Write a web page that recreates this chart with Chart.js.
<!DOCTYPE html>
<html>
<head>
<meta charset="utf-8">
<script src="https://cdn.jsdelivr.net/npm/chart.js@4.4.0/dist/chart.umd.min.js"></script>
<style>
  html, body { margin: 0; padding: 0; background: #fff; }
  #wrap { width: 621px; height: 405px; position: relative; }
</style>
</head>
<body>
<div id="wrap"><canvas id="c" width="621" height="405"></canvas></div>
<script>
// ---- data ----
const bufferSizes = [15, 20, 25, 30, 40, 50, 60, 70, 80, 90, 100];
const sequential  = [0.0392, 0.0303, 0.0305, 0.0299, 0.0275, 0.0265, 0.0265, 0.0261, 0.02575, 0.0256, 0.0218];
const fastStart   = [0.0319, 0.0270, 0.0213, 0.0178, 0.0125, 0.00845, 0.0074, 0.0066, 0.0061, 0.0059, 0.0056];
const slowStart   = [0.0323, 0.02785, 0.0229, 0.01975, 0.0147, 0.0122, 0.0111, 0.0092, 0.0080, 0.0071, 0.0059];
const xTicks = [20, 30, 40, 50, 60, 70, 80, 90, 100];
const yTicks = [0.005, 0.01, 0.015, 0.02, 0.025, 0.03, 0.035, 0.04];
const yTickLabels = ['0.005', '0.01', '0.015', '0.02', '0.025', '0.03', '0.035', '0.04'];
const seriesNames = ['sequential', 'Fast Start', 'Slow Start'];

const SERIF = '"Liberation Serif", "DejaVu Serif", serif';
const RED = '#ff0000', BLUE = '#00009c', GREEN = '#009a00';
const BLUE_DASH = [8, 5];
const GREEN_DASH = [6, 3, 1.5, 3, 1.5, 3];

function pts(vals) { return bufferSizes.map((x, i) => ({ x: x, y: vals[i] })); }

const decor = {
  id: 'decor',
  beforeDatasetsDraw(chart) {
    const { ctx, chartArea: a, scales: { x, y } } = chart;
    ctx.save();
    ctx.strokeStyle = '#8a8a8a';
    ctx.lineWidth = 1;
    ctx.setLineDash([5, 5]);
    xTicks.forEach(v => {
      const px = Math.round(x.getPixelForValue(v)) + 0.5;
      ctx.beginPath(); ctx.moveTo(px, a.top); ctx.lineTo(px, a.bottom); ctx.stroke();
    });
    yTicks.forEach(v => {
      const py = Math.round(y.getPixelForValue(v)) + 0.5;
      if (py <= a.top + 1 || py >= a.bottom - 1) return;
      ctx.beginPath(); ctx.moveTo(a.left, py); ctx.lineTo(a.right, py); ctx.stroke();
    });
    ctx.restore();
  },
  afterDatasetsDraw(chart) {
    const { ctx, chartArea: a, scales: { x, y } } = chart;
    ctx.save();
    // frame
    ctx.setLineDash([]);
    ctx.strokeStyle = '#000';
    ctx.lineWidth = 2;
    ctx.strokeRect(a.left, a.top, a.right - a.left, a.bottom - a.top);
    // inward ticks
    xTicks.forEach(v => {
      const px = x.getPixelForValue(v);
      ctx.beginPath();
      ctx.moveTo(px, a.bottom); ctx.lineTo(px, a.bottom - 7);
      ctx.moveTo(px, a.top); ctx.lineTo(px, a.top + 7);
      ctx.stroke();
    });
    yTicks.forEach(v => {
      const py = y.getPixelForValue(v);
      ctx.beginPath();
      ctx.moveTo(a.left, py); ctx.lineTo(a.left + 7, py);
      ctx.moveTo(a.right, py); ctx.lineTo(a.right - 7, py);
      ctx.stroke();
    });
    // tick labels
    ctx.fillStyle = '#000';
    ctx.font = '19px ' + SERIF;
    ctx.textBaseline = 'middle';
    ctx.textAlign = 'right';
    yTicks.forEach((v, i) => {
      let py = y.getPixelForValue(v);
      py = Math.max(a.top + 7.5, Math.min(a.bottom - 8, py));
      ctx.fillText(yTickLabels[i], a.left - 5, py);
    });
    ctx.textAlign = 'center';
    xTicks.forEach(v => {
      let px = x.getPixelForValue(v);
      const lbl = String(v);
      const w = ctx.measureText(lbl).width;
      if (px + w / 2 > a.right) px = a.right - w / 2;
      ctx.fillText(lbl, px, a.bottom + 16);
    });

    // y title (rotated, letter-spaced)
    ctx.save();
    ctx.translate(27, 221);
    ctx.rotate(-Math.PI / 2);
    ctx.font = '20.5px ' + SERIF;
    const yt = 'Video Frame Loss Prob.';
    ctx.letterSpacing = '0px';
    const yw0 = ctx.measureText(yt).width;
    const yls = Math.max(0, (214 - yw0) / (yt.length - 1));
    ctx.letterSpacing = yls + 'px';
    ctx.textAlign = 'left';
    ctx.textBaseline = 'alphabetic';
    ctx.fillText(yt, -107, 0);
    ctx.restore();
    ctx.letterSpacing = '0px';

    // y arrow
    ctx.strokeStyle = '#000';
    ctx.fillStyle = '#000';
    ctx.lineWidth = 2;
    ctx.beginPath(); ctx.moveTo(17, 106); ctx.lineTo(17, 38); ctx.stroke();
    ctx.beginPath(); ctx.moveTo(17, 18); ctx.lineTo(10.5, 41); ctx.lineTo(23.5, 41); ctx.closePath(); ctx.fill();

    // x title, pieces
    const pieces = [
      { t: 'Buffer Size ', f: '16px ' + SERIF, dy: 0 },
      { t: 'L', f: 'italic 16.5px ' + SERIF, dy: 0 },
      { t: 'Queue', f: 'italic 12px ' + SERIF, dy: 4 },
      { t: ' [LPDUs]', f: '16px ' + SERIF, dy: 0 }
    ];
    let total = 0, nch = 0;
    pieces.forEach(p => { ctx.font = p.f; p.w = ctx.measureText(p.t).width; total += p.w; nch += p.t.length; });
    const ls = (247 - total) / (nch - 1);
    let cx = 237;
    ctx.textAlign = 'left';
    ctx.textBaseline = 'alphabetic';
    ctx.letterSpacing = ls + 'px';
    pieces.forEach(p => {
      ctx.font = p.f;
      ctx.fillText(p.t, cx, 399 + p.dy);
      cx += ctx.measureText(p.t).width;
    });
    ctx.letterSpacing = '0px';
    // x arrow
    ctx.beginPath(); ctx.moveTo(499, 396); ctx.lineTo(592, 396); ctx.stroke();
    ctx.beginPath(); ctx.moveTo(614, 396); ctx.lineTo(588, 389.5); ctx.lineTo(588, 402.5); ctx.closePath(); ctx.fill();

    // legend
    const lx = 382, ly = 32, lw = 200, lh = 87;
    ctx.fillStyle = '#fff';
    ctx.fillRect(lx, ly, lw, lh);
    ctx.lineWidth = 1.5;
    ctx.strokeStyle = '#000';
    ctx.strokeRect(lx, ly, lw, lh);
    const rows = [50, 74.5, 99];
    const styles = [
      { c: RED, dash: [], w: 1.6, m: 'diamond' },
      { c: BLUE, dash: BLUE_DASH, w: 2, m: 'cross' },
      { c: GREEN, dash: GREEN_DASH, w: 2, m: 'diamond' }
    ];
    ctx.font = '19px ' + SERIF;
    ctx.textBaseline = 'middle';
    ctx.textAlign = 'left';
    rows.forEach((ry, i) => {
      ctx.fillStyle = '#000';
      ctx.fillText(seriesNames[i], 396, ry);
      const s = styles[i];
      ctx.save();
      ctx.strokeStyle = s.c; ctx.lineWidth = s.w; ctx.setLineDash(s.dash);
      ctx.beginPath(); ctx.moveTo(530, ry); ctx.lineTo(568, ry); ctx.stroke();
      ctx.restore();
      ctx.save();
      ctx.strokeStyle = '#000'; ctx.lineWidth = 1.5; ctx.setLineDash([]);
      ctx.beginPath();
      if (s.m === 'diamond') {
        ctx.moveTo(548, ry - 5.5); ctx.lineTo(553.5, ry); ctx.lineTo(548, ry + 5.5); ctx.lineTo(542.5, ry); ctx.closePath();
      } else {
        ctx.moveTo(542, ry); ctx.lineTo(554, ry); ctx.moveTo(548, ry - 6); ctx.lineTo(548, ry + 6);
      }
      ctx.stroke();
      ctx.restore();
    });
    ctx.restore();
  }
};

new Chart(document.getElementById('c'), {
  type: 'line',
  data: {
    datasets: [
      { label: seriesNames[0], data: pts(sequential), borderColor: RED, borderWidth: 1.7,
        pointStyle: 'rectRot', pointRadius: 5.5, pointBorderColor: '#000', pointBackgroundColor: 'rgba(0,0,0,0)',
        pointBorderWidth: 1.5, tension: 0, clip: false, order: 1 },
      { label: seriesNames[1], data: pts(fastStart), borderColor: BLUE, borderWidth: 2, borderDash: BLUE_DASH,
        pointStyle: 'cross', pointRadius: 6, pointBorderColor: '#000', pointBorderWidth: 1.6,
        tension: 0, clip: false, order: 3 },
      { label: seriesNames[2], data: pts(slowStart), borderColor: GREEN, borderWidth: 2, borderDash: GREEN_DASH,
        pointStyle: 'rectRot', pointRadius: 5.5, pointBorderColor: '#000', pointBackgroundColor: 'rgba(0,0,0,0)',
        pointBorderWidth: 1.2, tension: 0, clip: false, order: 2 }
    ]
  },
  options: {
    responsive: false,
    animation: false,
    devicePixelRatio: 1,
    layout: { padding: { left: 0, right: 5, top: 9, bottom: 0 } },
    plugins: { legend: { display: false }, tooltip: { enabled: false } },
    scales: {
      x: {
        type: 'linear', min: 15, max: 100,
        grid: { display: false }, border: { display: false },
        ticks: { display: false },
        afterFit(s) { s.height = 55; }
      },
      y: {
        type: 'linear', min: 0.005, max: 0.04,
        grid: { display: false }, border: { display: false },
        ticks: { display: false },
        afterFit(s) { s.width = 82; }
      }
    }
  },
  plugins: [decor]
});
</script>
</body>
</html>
┄┄┄┄┄┄
Your task is to quote the lines above, beginning with the first and ending with the one that holds "return bufferSizes.map((x, i)".

## Task output
Write a web page that recreates this chart with Chart.js.
<!DOCTYPE html>
<html>
<head>
<meta charset="utf-8">
<script src="https://cdn.jsdelivr.net/npm/chart.js@4.4.0/dist/chart.umd.min.js"></script>
<style>
  html, body { margin: 0; padding: 0; background: #fff; }
  #wrap { width: 621px; height: 405px; position: relative; }
</style>
</head>
<body>
<div id="wrap"><canvas id="c" width="621" height="405"></canvas></div>
<script>
// ---- data ----
const bufferSizes = [15, 20, 25, 30, 40, 50, 60, 70, 80, 90, 100];
const sequential  = [0.0392, 0.0303, 0.0305, 0.0299, 0.0275, 0.0265, 0.0265, 0.0261, 0.02575, 0.0256, 0.0218];
const fastStart   = [0.0319, 0.0270, 0.0213, 0.0178, 0.0125, 0.00845, 0.0074, 0.0066, 0.0061, 0.0059, 0.0056];
const slowStart   = [0.0323, 0.02785, 0.0229, 0.01975, 0.0147, 0.0122, 0.0111, 0.0092, 0.0080, 0.0071, 0.0059];
const xTicks = [20, 30, 40, 50, 60, 70, 80, 90, 100];
const yTicks = [0.005, 0.01, 0.015, 0.02, 0.025, 0.03, 0.035, 0.04];
const yTickLabels = ['0.005', '0.01', '0.015', '0.02', '0.025', '0.03', '0.035', '0.04'];
const seriesNames = ['sequential', 'Fast Start', 'Slow Start'];

const SERIF = '"Liberation Serif", "DejaVu Serif", serif';
const RED = '#ff0000', BLUE = '#00009c', GREEN = '#009a00';
const BLUE_DASH = [8, 5];
const GREEN_DASH = [6, 3, 1.5, 3, 1.5, 3];

function pts(vals) { return bufferSizes.map((x, i) => ({ x: x, y: vals[i] })); }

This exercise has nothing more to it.